THE FRENCH DISPATCH – Wes Anderson
“Vietato piangere” è la scritta che si può leggere chiaramente nell’ufficio di Arthur Howitzer Jr. (Bill Murray), fondatore del giornale The French Dispatch of the liberty, Kansas Evening Sun. Neanche in caso di morte del fondatore stesso!
Una regola imposta che, di fronte alla dipartita del loro mentore e fonte d’ispirazione, non può non essere violata da parte della redazione. Tuttavia, visto che egli merita un addio come si deve, i redattori decidono di dedicargli quattro articoli che lo ricordino degnamente.
Il primo è ad opera di Herbsaint Sazerac (Owen Wilson) soprannominato “il cronista in bicicletta”, persona più che distratta, particolarmente interessata ad intercettare le stranezze delle città che visita (e anche qualche tram) …
Il secondo viene redatto da J.K.L. Berensen (Tilda Swinton), esperta critica d’arte che racconterà la bizzarra vicenda del carcerato Moses Rosenthaler (Benicio Del Toro), perdutamente innamorato della guardia carceraria (Léa Seydoux) e sua personalissima musa ispiratrice…
Il terzo prende vita dalle mani di Lucinda Krementz (Frances McDormand), esigente e severa redattrice, impegnata nella revisione di un “Manifesto” rivoluzionario redatto dal giovane anarchico Zeffirelli (Timothée Chalamet) che guida una rivolta studentesca contro gli adulti della città di Ennui durante un grandioso Sciopero Generale…
Infine troviamo la vicenda enogastronomica del prodigioso cuoco Nescaffier (Stephen Park), narrata da Roebuck Wright (Jeffrey Wright), che da alla luce un poliziesco noir dalle tinte forti…
La narrazione del film di Wes Anderson segue questa stessa tabella di marcia, suddividendola in quattro capitoli, in cui l’impianto narrativo è mosso da un montaggio scandito da un ritmo che incalza sempre di più, alternando movimenti di macchina, inserti di animazione e filtri bianco e nero, con un senso estetico pervasivo, difficilmente ammirabile nel panorama cinematografico odierno. E’ proprio l’allestimento che risulta essere il vero protagonista delle opere di Anderson, una cifra stilistica disegnata come all’interno di un orologio svizzero.
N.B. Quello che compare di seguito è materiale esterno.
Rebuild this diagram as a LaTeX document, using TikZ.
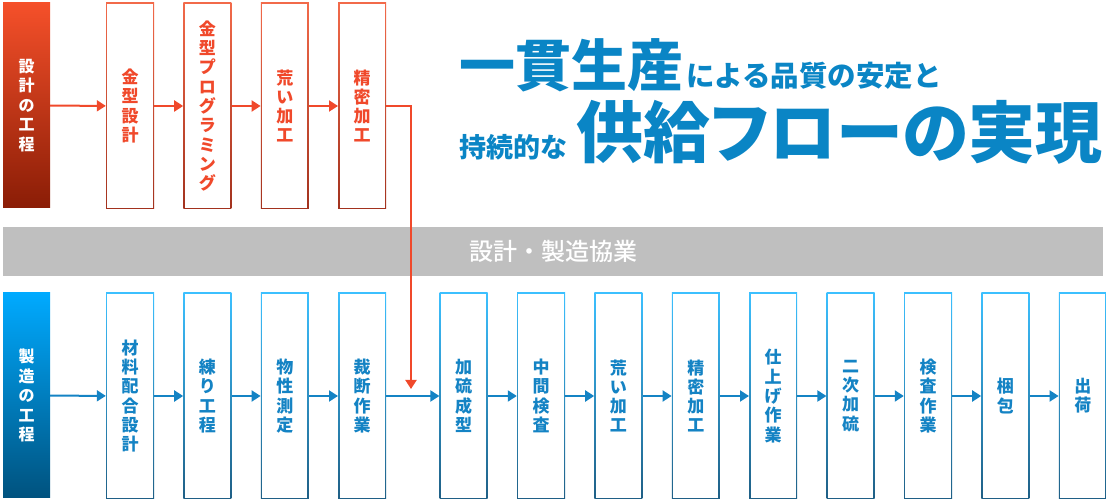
\documentclass[tikz,border=0pt]{standalone}
\usepackage{fontspec}
\setmainfont{Noto Sans CJK JP}
\newfontfamily\paltfont{Noto Sans CJK JP}[RawFeature=+palt]
\newfontfamily\medfont{Noto Sans CJK JP Medium}
\usepackage{xcolor}
\usetikzlibrary{positioning, arrows.meta}

\definecolor{dsgtop}{HTML}{F5502A}
\definecolor{dsgbot}{HTML}{8A1D06}
\definecolor{dsgedgetop}{HTML}{F26A4A}
\definecolor{dsgedgebot}{HTML}{A2321E}
\definecolor{dsgtext}{HTML}{F0492B}
\definecolor{mfgtop}{HTML}{00AAFF}
\definecolor{mfgbot}{HTML}{00527E}
\definecolor{mfgedgetop}{HTML}{3CC0FF}
\definecolor{mfgedgebot}{HTML}{1F5F85}
\definecolor{mfgtext}{HTML}{1483C4}
\definecolor{titleblue}{HTML}{0A85C5}
\definecolor{bandgray}{HTML}{BFBFBF}

\begin{document}
\begin{tikzpicture}[
    x=1pt, y=1pt,
    node distance=29pt,
    lab/.style={minimum width=47pt, minimum height=205pt, inner sep=0pt, align=center, text=white, font=\bfseries\fontsize{16}{19.5}\selectfont},
    proc/.style={minimum width=48pt, minimum height=206pt, inner sep=0pt, align=center, font=\bfseries\fontsize{17}{19.3}\selectfont,
        path picture={\fill[white] ([shift={(1.4pt,1.4pt)}]path picture bounding box.south west) rectangle ([shift={(-1.4pt,-1.4pt)}]path picture bounding box.north east);}},
    dbox/.style={proc, top color=dsgedgetop, bottom color=dsgedgebot, text=dsgtext},
    mbox/.style={proc, top color=mfgedgetop, bottom color=mfgedgebot, text=mfgtext},
    headline/.style={anchor=base west, inner sep=0pt, text=titleblue},
    darrow/.style={draw=dsgtext, line width=2pt, -{Triangle[length=9pt,width=11pt]}},
    marrow/.style={draw=mfgtext, line width=2pt, -{Triangle[length=9pt,width=11pt]}}
]
\useasboundingbox (0,0) rectangle (1106,503);

% design row
\node[lab, top color=dsgtop, bottom color=dsgbot] (dlab) at (26.5,397.5) {設\\計\\の\\工\\程};
\node[dbox] (d1) at (130,397) {金\\型\\設\\計};
\node[dbox, right=of d1] (d2) {金\\型\\プ\\ロ\\グ\\ラ\\ミ\\ン\\グ};
\node[dbox, right=of d2] (d3) {荒\\い\\加\\工};
\node[dbox, right=of d3] (d4) {精\\密\\加\\工};

% title
\node[headline] (title1) at (459,416)
    {\paltfont\bfseries\fontsize{56}{56}\selectfont 一貫生産\hspace{3pt}\normalfont\bfseries\fontsize{28.5}{28.5}\selectfont による品質の安定と};
\node[headline] (title2) at (459,345.5)
    {\bfseries\fontsize{27}{27}\selectfont 持続的な\hspace{9pt}\paltfont\bfseries\fontsize{67}{67}\selectfont 供給フローの実現};

% band
\node[fill=bandgray, minimum width=1100pt, minimum height=49pt, inner sep=0pt, text=white, font=\medfont\fontsize{24}{24}\selectfont] (coop) at (553,251.5) {設計・製造協業};

% manufacturing row
\node[lab, top color=mfgtop, bottom color=mfgbot] (mlab) at (26.5,107.5) {製\\造\\の\\工\\程};
\node[mbox] (m1) at (130,107) {材\\料\\配\\合\\設\\計};
\node[mbox, right=of m1] (m2) {練\\り\\工\\程};
\node[mbox, right=of m2] (m3) {物\\性\\測\\定};
\node[mbox, right=of m3] (m4) {裁\\断\\作\\業};
\node[mbox, right=53pt of m4] (m5) {加\\硫\\成\\型};
\node[mbox, right=of m5] (m6) {中\\間\\検\\査};
\node[mbox, right=of m6] (m7) {荒\\い\\加\\工};
\node[mbox, right=of m7] (m8) {精\\密\\加\\工};
\node[mbox, right=of m8] (m9) {仕\\上\\げ\\作\\業};
\node[mbox, right=of m9] (m10) {二\\次\\加\\硫};
\node[mbox, right=of m10] (m11) {検\\査\\作\\業};
\node[mbox, right=of m11] (m12) {梱\\包};
\node[mbox, right=of m12] (m13) {出\\荷};

% connectors
\foreach \a/\b in {dlab/d1, d1/d2, d2/d3, d3/d4}
    \draw[darrow] (\a) -- (\b);
\foreach \a/\b in {mlab/m1, m1/m2, m2/m3, m3/m4, m4/m5, m5/m6, m6/m7, m7/m8, m8/m9, m9/m10, m10/m11, m11/m12, m12/m13}
    \draw[marrow] (\a) -- (\b);
\coordinate (merge) at (411,114);
\draw[darrow] (d4.east) -| (merge);

\end{tikzpicture}
\end{document}
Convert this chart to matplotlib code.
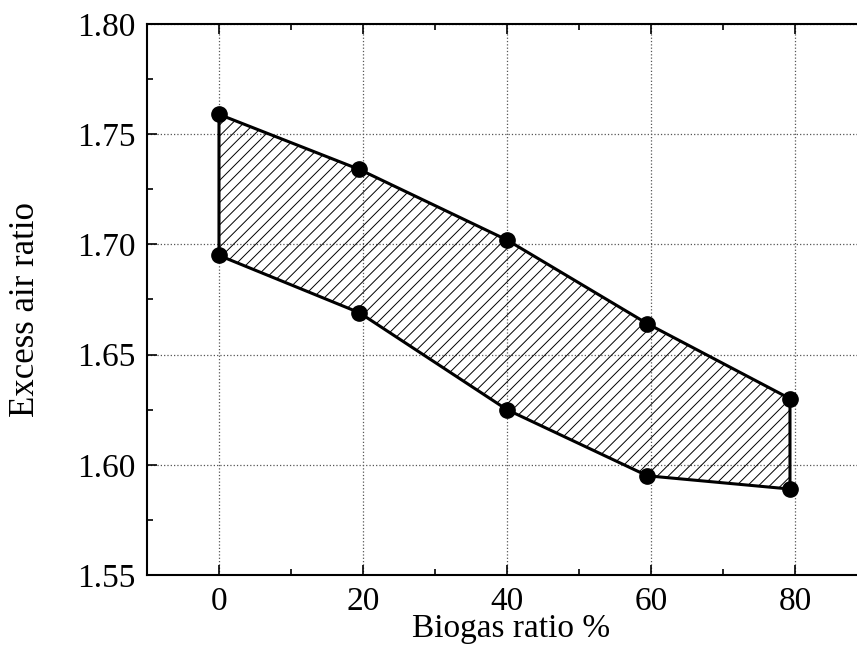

Un disegno in cui si ha la sensazione di intravedere un effetto domino, composto da piccoli pezzi con egual importanza, la cui caduta di uno solo di questi potrebbe generare un effetto a cascata.
Allo stesso modo proprio tutto questo virtuosismo, questa eccessiva teatralità, rischia di rendere l’opera troppo fredda, troppo logica, troppo vicina all’esercizio di stile. La lunga esperienza accumulata in anni di carriera, comunque, consente al regista di trovare un equilibrio dinamico, dove la pazzia alberga nell’ordine logico, la sregolatezza nell’ordine maniacale, costruendo un godibile viaggio mentale di 108′ privo di eccessivi estraniamenti da parte di chi osserva. Un’esperienza visiva da attraversare.